As Bill Starbuck, Harrelson plays a consummate braggart conman who starts out promising to bring rain to a drought-ridden Western town in the 1930s. As the play progresses, Starbuck unleashes a wellspring of hope into the love-starved life of Lizzie Curry, the plain Jane (or Jayne, as in Atkinson) of this theatrical fable.
In the process, Harrelson -- who to many television fans will forever be Woody Boyd, the sweet but slow-witted bartender in Cheers -- establishes himself as an absolutely first-rate stage actor and breathes new life into the drama-starved Broadway theater.
Harrelson starts off slowly, inauspiciously, like the tiny fleck in the sky he predicts will grow into a mighty rain cloud. But by the middle of Act II, Harrelson himself has become a cloudburst of sheer animal magnetism, dominating the stage of the Brooks Atkinson Theater and everyone on it.
I only wish he had showed a little more light and shadow -- more hints of his glorious, snake-charming self -- early on in Act I. He seems to approach Starbuck's long first act monologue about the promise of rain more as a declamatory sermon rather than a passionate conviction.

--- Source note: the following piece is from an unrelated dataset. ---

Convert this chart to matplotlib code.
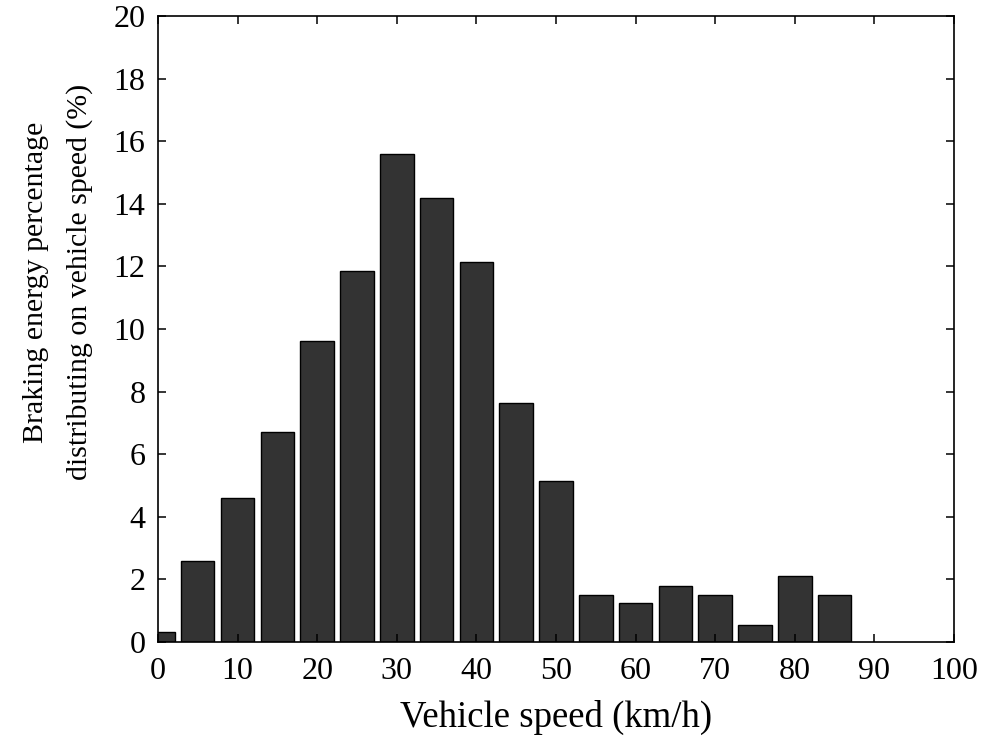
import numpy as np
import matplotlib.pyplot as plt

# braking energy share per 5 km/h speed bin
speed = [0, 5, 10, 15, 20, 25, 30, 35, 40, 45, 50, 55, 60, 65, 70, 75, 80, 85]
energy_pct = [0.32, 2.6, 4.6, 6.7, 9.62, 11.85, 15.58, 14.2, 12.15, 7.64,
              5.15, 1.49, 1.24, 1.8, 1.49, 0.54, 2.1, 1.49]

x_ticks = list(range(0, 101, 10))
y_ticks = list(range(0, 21, 2))

plt.rcParams['font.family'] = ['Liberation Serif', 'DejaVu Serif']

fig = plt.figure(figsize=(9.91, 7.49), dpi=100)
ax = fig.add_axes([0.1594, 0.1429, 0.8033, 0.8357])

ax.bar(speed, energy_pct, width=4.2, color='#333333', edgecolor='black',
       linewidth=1.0, zorder=1)

ax.set_xlim(0, 100)
ax.set_ylim(0, 20)
ax.set_xticks(x_ticks)
ax.set_yticks(y_ticks)
ax.tick_params(direction='in', top=True, right=True, length=6, width=1.1,
               labelsize=23, color='black')
ax.tick_params(axis='x', pad=11)
ax.tick_params(axis='y', pad=9)
for s in ax.spines.values():
    s.set_linewidth(1.2)
    s.set_zorder(3)

ax.set_xlabel('Vehicle speed (km/h)', fontsize=26.5, labelpad=10)
ax.set_ylabel('Braking energy percentage\ndistributing on vehicle speed (%)',
              fontsize=21.5, linespacing=1.85)
ax.yaxis.set_label_coords(-0.081, 0.575)

plt.savefig('out.png', dpi=100)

Perhaps one can partly trace this to Harrelson's own real-life training for the ministry. But director Scott Ellis, the usually brilliant Broadway maestro who has directed such revivals as 1776 and She Loves Me, fails to bring out enough of Starbuck's colors in Act I, despite the fact that they become a full-fledged rainbow in Act II. Moreover, Ellis and the Roundabout Theatre Company, which is producing the revival, should have cut some of the play's exposition. One or two fewer dollops of dialogue regarding Lizzie's plainness would not have been missed.

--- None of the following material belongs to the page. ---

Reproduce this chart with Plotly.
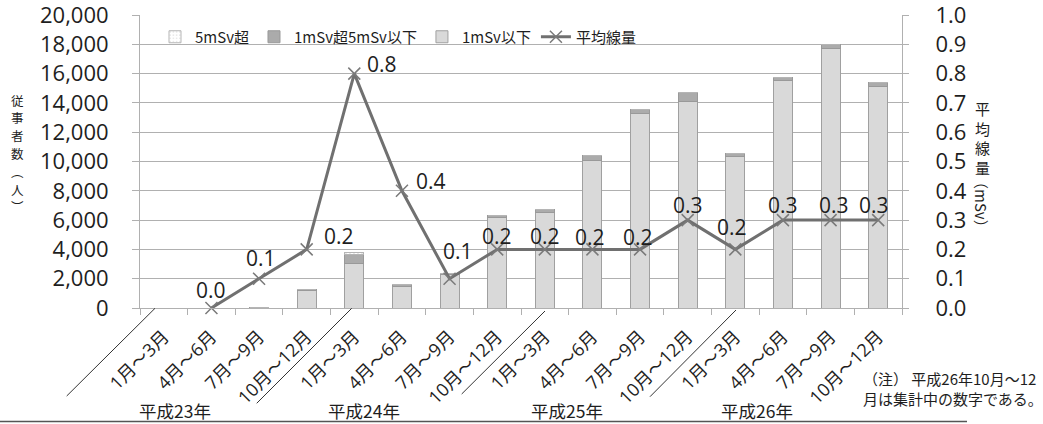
import plotly.graph_objects as go

# ---- data ----
quarters = ["1月～3月", "4月～6月", "7月～9月", "10月～12月"] * 4
years = ["平成23年", "平成24年", "平成25年", "平成26年"]
dose_le1 = [0, 0, 40, 1200, 3050, 1500, 2320, 6200, 6550, 10100, 13250, 14100, 10330, 15520, 17680, 15150]
dose_1to5 = [0, 0, 20, 30, 570, 110, 50, 100, 150, 300, 320, 580, 230, 230, 300, 230]
dose_over5 = [0, 0, 0, 0, 180, 10, 0, 0, 0, 0, 0, 10, 0, 0, 0, 0]
avg_dose = [None, 0.0, 0.1, 0.2, 0.8, 0.4, 0.1, 0.2, 0.2, 0.2, 0.2, 0.3, 0.2, 0.3, 0.3, 0.3]

# pixel offsets of each value label from its point (right, up)
label_dx = [0, 0, 2, 32, 28, 29, 8, 0, 0, -2, -2, 0, -3, 0, 3, -4]
label_dy = [0, 18, 21, 13, 10, 10, 28, 13, 13, 12, 12, 15, 22, 15, 15, 15]

idx = list(range(len(quarters)))

W, H = 1043, 424
L, R, T, B = 140, 902, 15, 308  # plot area in px


def px(x):
    return (x - L) / (R - L)


def py(y):
    return (B - y) / (B - T)


FONT = "Open Sans, Noto Sans CJK JP, sans-serif"
CJK = "Noto Sans CJK JP, sans-serif"
TXT = "#1e1e1e"
GRID = "#b0b0b0"

fig = go.Figure()

fig.add_bar(x=idx, y=dose_le1, name="1mSv以下", width=0.4,
            marker=dict(color="#d9d9d9", line=dict(color="#a0a0a0", width=1)),
            legendrank=3)
fig.add_bar(x=idx, y=dose_1to5, name="1mSv超5mSv以下", width=0.4,
            marker=dict(color="#ababab", line=dict(color="#999999", width=1)),
            legendrank=2)
fig.add_bar(x=idx, y=dose_over5, name="5mSv超", width=0.4,
            marker=dict(color="#ffffff", line=dict(color="#b5b5b5", width=1),
                        pattern=dict(shape=".", fgcolor="#c8c8c8", size=4, solidity=0.2)),
            legendrank=1)

fig.add_scatter(x=idx, y=avg_dose, name="平均線量", yaxis="y2",
                mode="lines+markers",
                line=dict(color="#707070", width=3),
                marker=dict(symbol="x-thin-open", size=12,
                            line=dict(color="#7a7a7a", width=1.5), color="#7a7a7a"),
                cliponaxis=False, legendrank=4)

# value labels for the average-dose line
for i, v in enumerate(avg_dose):
    if v is None:
        continue
    fig.add_annotation(x=i, y=v, xref="x", yref="y2", text=f"{v:.1f}",
                       xanchor="center", yanchor="middle",
                       xshift=label_dx[i], yshift=label_dy[i], showarrow=False,
                       font=dict(size=21, family=FONT, color=TXT))

fig.update_layout(
    width=W, height=H,
    margin=dict(l=L, r=W - R, t=T, b=H - B, pad=0, autoexpand=False),
    paper_bgcolor="white", plot_bgcolor="white",
    barmode="stack", bargap=0.6,
    font=dict(family=FONT, color=TXT),
    showlegend=True,
    legend=dict(orientation="h", x=px(155), y=py(37), xanchor="left", yanchor="middle",
                bgcolor="rgba(0,0,0,0)", traceorder="normal", itemwidth=30,
                font=dict(size=15, family=CJK, color=TXT)),
    xaxis=dict(range=[-0.5, 15.5], tickmode="array", tickvals=idx, ticktext=quarters,
               tickangle=-45, ticks="", showgrid=False, showline=True, automargin=False,
               linecolor=GRID, linewidth=1, zeroline=False, ticklabelstandoff=10,
               ticklabeloverflow="allow",
               tickfont=dict(size=18, family=FONT, color=TXT),
               minor=dict(tickmode="linear", tick0=-0.5, dtick=1, ticks="outside",
                          ticklen=6, tickcolor=GRID, showgrid=False)),
    yaxis=dict(range=[0, 20000], dtick=2000, tickformat=",", showgrid=True, automargin=False,
               gridcolor=GRID, gridwidth=1, showline=True, linecolor=GRID,
               ticks="outside", ticklen=7, tickcolor=GRID, zeroline=False,
               ticklabelstandoff=19, ticklabeloverflow="allow",
               tickfont=dict(size=22, family=FONT, color=TXT)),
    yaxis2=dict(range=[0, 1], dtick=0.1, tickformat=".1f", overlaying="y", side="right",
                showgrid=False, showline=True, linecolor=GRID, ticks="outside", automargin=False,
                ticklen=6, tickcolor=GRID, zeroline=False, ticklabelstandoff=22,
                ticklabeloverflow="allow",
                tickfont=dict(size=22, family=FONT, color=TXT)),
)


def note(text, x, y, size, **kw):
    fig.add_annotation(text=text, x=px(x), y=py(y), xref="paper", yref="paper",
                       showarrow=False, font=dict(size=size, family=CJK, color=TXT), **kw)


# vertical axis titles
left_title = ["従", "事", "者", "数", "︵", "人", "︶"]
for k, ch in enumerate(left_title):
    note(ch, 18, 100 + 17.8 * k, 12.5, xanchor="center", yanchor="middle")
note("平<br>均<br>線<br>量", 982, 138, 15, xanchor="center", yanchor="middle")
note("（mSv）", 982, 204, 15, xanchor="center", yanchor="middle", textangle=90)

# year group labels and diagonal separators
year_x = [175, 364, 567, 757]
for name, xx in zip(years, year_x):
    note(name, xx, 410, 17.5, xanchor="center", yanchor="middle")

separators = [(66.7, 396, 155, 308.3), (256.7, 403.3, 351.7, 308.3),
              (461.7, 394, 545, 311), (650, 396.7, 736, 310)]
for x0, y0, x1, y1 in separators:
    fig.add_shape(type="line", xref="paper", yref="paper",
                  x0=px(x0), y0=py(y0), x1=px(x1), y1=py(y1),
                  line=dict(color="#333333", width=1))

# bottom rule
fig.add_shape(type="line", xref="paper", yref="paper",
              x0=px(0), y0=py(421.5), x1=px(967), y1=py(421.5),
              line=dict(color="#555555", width=1.5))

# footnote
note("（注） 平成26年10月～12<br>月は集計中の数字である。", 861, 389, 15,
     xanchor="left", yanchor="middle", align="left")

fig.write_html("out.html")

Nevertheless, Harrelson and the entire cast make what could have been a deadly dull presentation of a dated play, in less talented hands, riveting theater.
That Harrelson can act -- and act up a storm, both figuratively and quite literally -- in The Rainmaker should come as little surprise to anyone who has seen his engrossing Oscar-nominated performance in The People vs. Larry Flynt or his chilling instincts in Natural Born Killers.
Jayne Atkinson is flawless as Lizzie, the self-loathing farmer's daughter who comes to some measure of self-respect under Starbuck's spell. And David Aaron Baker and John Bedford Lloyd, who play Lizzie's devoted odd-ball brothers, and Jerry Hardin, as the trio's long-suffering dad, are funny, poignant and winning. You'll be seeing a lot more of Baker, who's sure to be a star in his own right someday. And, given the chance, I'll bet he'd make a standout Starbuck himself.
Special credit should be given to Jim Carnahan for his impeccable casting of the show. If he and Todd Haimes, the artistic director of the Roundabout Theater, are smart, and I know they are, they should consider Harrelson for a production of Hamlet sometime early in the new Millenium. He's got that kind of potential, and I envision him as the American answer to English actor Ralph Fiennes, who turned in a great Broadway performance as the melancholy Dane several seasons ago.
The Rainmaker was originally produced on Broadway in 1954, starring Darren McGaven as Starbuck and Geraldine Page as Lizzie. But its ultimate rendition may have been the subsequent 1956 movie version starring the late Burt Lancaster as Starbuck, one of several roles for which he's best remembered, and the then nearly 50-year-old screen legend Katharine Hepburn as Lizzie. From time to time, I catch the old movie on TV and I can hear Lancaster imploring the bashful Lizzie to, in effect, look up and embrace her beauty even as it's reflected in his own eyes.
On the technical front, James Noone's set rises well above the utilitarian, evoking a sense of endless space of the west that was. Likewise, Jess Goldstein's costumes and Peter Kaczorowski's lighting design are colorful and effective.